Written task:
Return the count of lines that hold the string "matplotlib", with no other words.
## BEGIN
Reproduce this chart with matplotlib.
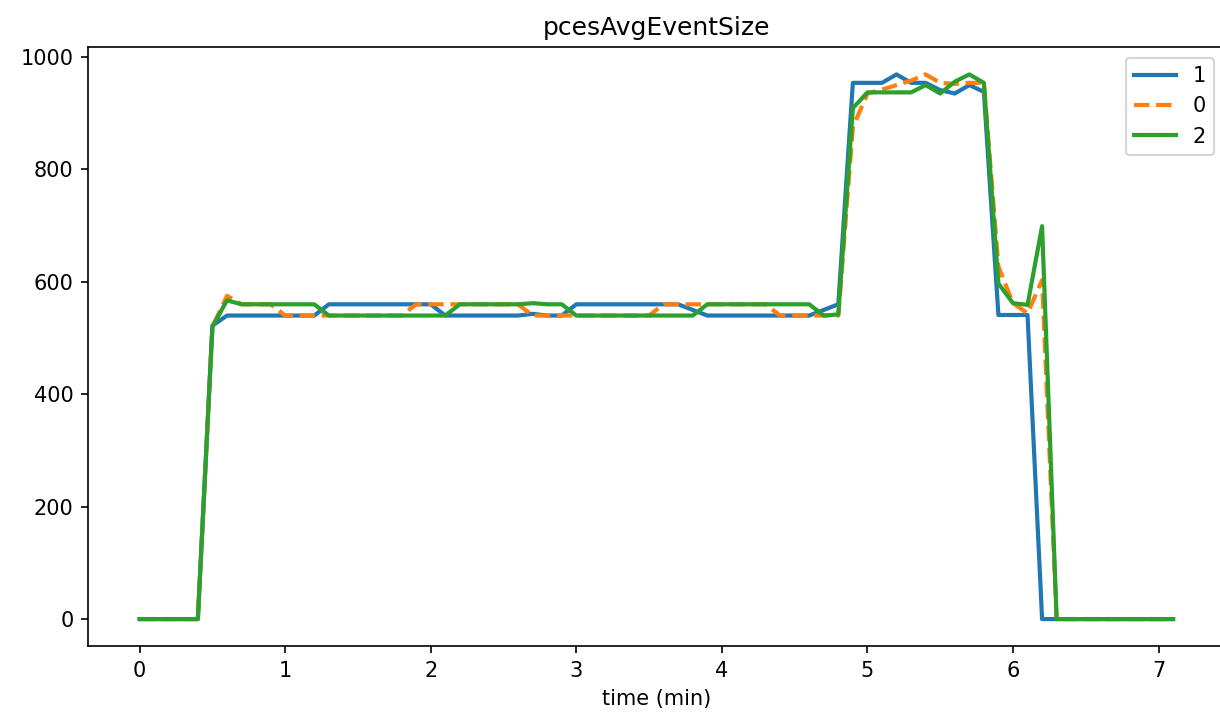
import matplotlib.pyplot as plt

time_min = [
    0.0, 0.1, 0.2, 0.3, 0.4, 0.5, 0.6, 0.7, 0.8, 0.9,
    1.0, 1.1, 1.2, 1.3, 1.4, 1.5, 1.6, 1.7, 1.8, 1.9,
    2.0, 2.1, 2.2, 2.3, 2.4, 2.5, 2.6, 2.7, 2.8, 2.9,
    3.0, 3.1, 3.2, 3.3, 3.4, 3.5, 3.6, 3.7, 3.8, 3.9,
    4.0, 4.1, 4.2, 4.3, 4.4, 4.5, 4.6, 4.7, 4.8, 4.9,
    5.0, 5.1, 5.2, 5.3, 5.4, 5.5, 5.6, 5.7, 5.8, 5.9,
    6.0, 6.1, 6.2, 6.3, 6.4, 6.5, 6.6, 6.7, 6.8, 6.9,
    7.0, 7.1,
]

# series "1"
size_1 = [
    0, 0, 0, 0, 0, 522, 540, 540, 540, 540,
    540, 540, 540, 560, 560, 560, 560, 560, 560, 560,
    560, 540, 540, 540, 540, 540, 540, 543, 540, 540,
    560, 560, 560, 560, 560, 560, 560, 560, 550, 540,
    540, 540, 540, 540, 540, 540, 540, 550, 560, 954,
    954, 954, 969, 954, 954, 941, 935, 950, 938, 541,
    541, 541, 0, 0, 0, 0, 0, 0, 0, 0,
    0, 0,
]

# series "0"
size_0 = [
    0, 0, 0, 0, 0, 520, 575, 560, 560, 560,
    540, 540, 540, 540, 540, 540, 540, 540, 540, 560,
    560, 560, 560, 560, 560, 560, 560, 540, 540, 540,
    540, 540, 540, 540, 540, 540, 560, 560, 560, 560,
    560, 560, 560, 560, 540, 540, 540, 540, 540, 875,
    935, 942, 950, 958, 969, 954, 952, 954, 954, 627,
    562, 544, 603, 0, 0, 0, 0, 0, 0, 0,
    0, 0,
]

# series "2"
size_2 = [
    0, 0, 0, 0, 0, 520, 567, 560, 560, 560,
    560, 560, 560, 540, 540, 540, 540, 540, 540, 540,
    540, 540, 560, 560, 560, 560, 560, 562, 560, 560,
    540, 540, 540, 540, 540, 540, 540, 540, 540, 560,
    560, 560, 560, 560, 560, 560, 560, 540, 542, 909,
    937, 937, 937, 937, 950, 935, 956, 969, 954, 597,
    562, 559, 699, 0, 0, 0, 0, 0, 0, 0,
    0, 0,
]


def plot_event_size():
    fig, ax = plt.subplots(figsize=(1220 / 150, 717 / 150), dpi=150)
    fig.subplots_adjust(left=0.0721, right=1.0039, bottom=0.0986, top=0.9342)

    ax.plot(time_min, size_1, color="#1f77b4", lw=2, label="1")
    ax.plot(time_min, size_0, color="#ff7f0e", lw=2, linestyle="--", label="0")
    ax.plot(time_min, size_2, color="#2ca02c", lw=2, label="2")

    ax.set_title("pcesAvgEventSize")
    ax.set_xlabel("time (min)")
    ax.legend(loc="upper right")

    fig.savefig("out.png", dpi=150)


if __name__ == "__main__":
    plot_event_size()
## END
Answer for the task:
2